:: Required work ::
Skip the pictures and extract all of the lines exactly as written.

:: Data excerpt ::
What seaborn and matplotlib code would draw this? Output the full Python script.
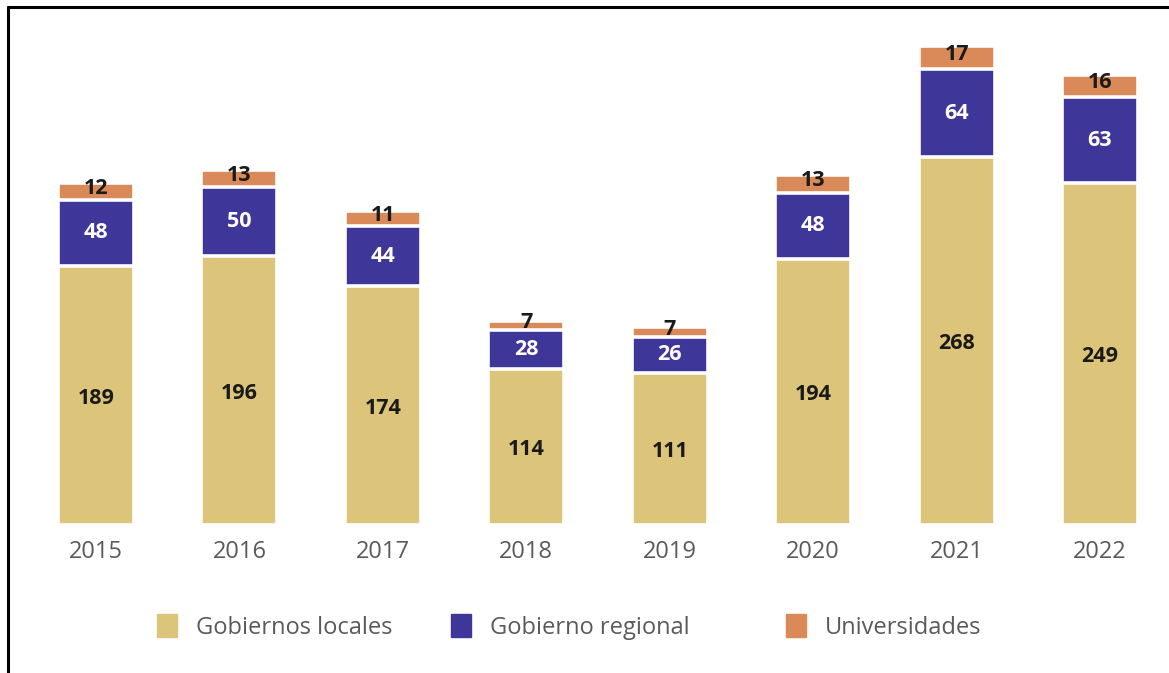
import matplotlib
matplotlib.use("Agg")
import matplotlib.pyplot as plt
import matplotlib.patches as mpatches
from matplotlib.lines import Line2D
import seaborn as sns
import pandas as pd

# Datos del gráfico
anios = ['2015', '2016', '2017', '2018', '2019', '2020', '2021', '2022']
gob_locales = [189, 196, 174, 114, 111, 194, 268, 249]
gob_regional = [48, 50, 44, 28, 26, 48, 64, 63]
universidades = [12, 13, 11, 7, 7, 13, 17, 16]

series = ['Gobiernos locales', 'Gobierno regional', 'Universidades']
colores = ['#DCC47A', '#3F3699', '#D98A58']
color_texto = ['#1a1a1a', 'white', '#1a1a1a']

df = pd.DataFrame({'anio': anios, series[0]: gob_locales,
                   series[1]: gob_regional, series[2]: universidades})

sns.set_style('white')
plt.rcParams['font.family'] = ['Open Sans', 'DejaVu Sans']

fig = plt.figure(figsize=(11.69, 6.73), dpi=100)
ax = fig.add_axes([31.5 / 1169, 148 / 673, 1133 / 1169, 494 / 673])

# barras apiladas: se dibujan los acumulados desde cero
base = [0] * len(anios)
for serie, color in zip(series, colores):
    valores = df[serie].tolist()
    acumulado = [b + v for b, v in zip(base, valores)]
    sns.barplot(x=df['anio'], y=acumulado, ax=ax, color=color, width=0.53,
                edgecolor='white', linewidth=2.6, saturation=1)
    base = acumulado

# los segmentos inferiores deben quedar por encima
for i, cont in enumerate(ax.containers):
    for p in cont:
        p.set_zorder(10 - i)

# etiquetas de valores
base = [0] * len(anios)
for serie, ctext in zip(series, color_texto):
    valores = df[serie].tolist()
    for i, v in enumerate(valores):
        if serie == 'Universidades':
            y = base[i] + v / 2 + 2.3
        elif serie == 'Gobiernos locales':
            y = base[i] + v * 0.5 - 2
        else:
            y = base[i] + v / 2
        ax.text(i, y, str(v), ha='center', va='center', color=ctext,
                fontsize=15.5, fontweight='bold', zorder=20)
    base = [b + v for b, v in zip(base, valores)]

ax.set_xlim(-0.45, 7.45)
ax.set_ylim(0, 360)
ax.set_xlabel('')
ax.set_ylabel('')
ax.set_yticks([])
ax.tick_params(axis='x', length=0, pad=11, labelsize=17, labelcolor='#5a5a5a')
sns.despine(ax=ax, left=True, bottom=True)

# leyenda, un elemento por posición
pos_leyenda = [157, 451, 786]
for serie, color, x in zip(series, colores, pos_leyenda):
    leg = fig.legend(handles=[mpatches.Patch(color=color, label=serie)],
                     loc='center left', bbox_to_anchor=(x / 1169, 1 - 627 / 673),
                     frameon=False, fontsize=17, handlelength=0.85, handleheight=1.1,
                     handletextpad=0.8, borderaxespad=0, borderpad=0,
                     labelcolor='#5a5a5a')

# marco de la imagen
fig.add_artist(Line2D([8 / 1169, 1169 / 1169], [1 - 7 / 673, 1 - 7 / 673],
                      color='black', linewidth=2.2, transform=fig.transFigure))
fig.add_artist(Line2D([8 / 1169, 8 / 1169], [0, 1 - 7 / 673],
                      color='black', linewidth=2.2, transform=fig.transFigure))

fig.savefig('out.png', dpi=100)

:: Output for this exercise ::
What seaborn and matplotlib code would draw this? Output the full Python script.
import matplotlib
matplotlib.use("Agg")
import matplotlib.pyplot as plt
import matplotlib.patches as mpatches
from matplotlib.lines import Line2D
import seaborn as sns
import pandas as pd

# Datos del gráfico
anios = ['2015', '2016', '2017', '2018', '2019', '2020', '2021', '2022']
gob_locales = [189, 196, 174, 114, 111, 194, 268, 249]
gob_regional = [48, 50, 44, 28, 26, 48, 64, 63]
universidades = [12, 13, 11, 7, 7, 13, 17, 16]

series = ['Gobiernos locales', 'Gobierno regional', 'Universidades']
colores = ['#DCC47A', '#3F3699', '#D98A58']
color_texto = ['#1a1a1a', 'white', '#1a1a1a']

df = pd.DataFrame({'anio': anios, series[0]: gob_locales,
                   series[1]: gob_regional, series[2]: universidades})

sns.set_style('white')
plt.rcParams['font.family'] = ['Open Sans', 'DejaVu Sans']

fig = plt.figure(figsize=(11.69, 6.73), dpi=100)
ax = fig.add_axes([31.5 / 1169, 148 / 673, 1133 / 1169, 494 / 673])

# barras apiladas: se dibujan los acumulados desde cero
base = [0] * len(anios)
for serie, color in zip(series, colores):
    valores = df[serie].tolist()
    acumulado = [b + v for b, v in zip(base, valores)]
    sns.barplot(x=df['anio'], y=acumulado, ax=ax, color=color, width=0.53,
                edgecolor='white', linewidth=2.6, saturation=1)
    base = acumulado

# los segmentos inferiores deben quedar por encima
for i, cont in enumerate(ax.containers):
    for p in cont:
        p.set_zorder(10 - i)

# etiquetas de valores
base = [0] * len(anios)
for serie, ctext in zip(series, color_texto):
    valores = df[serie].tolist()
    for i, v in enumerate(valores):
        if serie == 'Universidades':
            y = base[i] + v / 2 + 2.3
        elif serie == 'Gobiernos locales':
            y = base[i] + v * 0.5 - 2
        else:
            y = base[i] + v / 2
        ax.text(i, y, str(v), ha='center', va='center', color=ctext,
                fontsize=15.5, fontweight='bold', zorder=20)
    base = [b + v for b, v in zip(base, valores)]

ax.set_xlim(-0.45, 7.45)
ax.set_ylim(0, 360)
ax.set_xlabel('')
ax.set_ylabel('')
ax.set_yticks([])
ax.tick_params(axis='x', length=0, pad=11, labelsize=17, labelcolor='#5a5a5a')
sns.despine(ax=ax, left=True, bottom=True)

# leyenda, un elemento por posición
pos_leyenda = [157, 451, 786]
for serie, color, x in zip(series, colores, pos_leyenda):
    leg = fig.legend(handles=[mpatches.Patch(color=color, label=serie)],
                     loc='center left', bbox_to_anchor=(x / 1169, 1 - 627 / 673),
                     frameon=False, fontsize=17, handlelength=0.85, handleheight=1.1,
                     handletextpad=0.8, borderaxespad=0, borderpad=0,
                     labelcolor='#5a5a5a')

# marco de la imagen
fig.add_artist(Line2D([8 / 1169, 1169 / 1169], [1 - 7 / 673, 1 - 7 / 673],
                      color='black', linewidth=2.2, transform=fig.transFigure))
fig.add_artist(Line2D([8 / 1169, 8 / 1169], [0, 1 - 7 / 673],
                      color='black', linewidth=2.2, transform=fig.transFigure))

fig.savefig('out.png', dpi=100)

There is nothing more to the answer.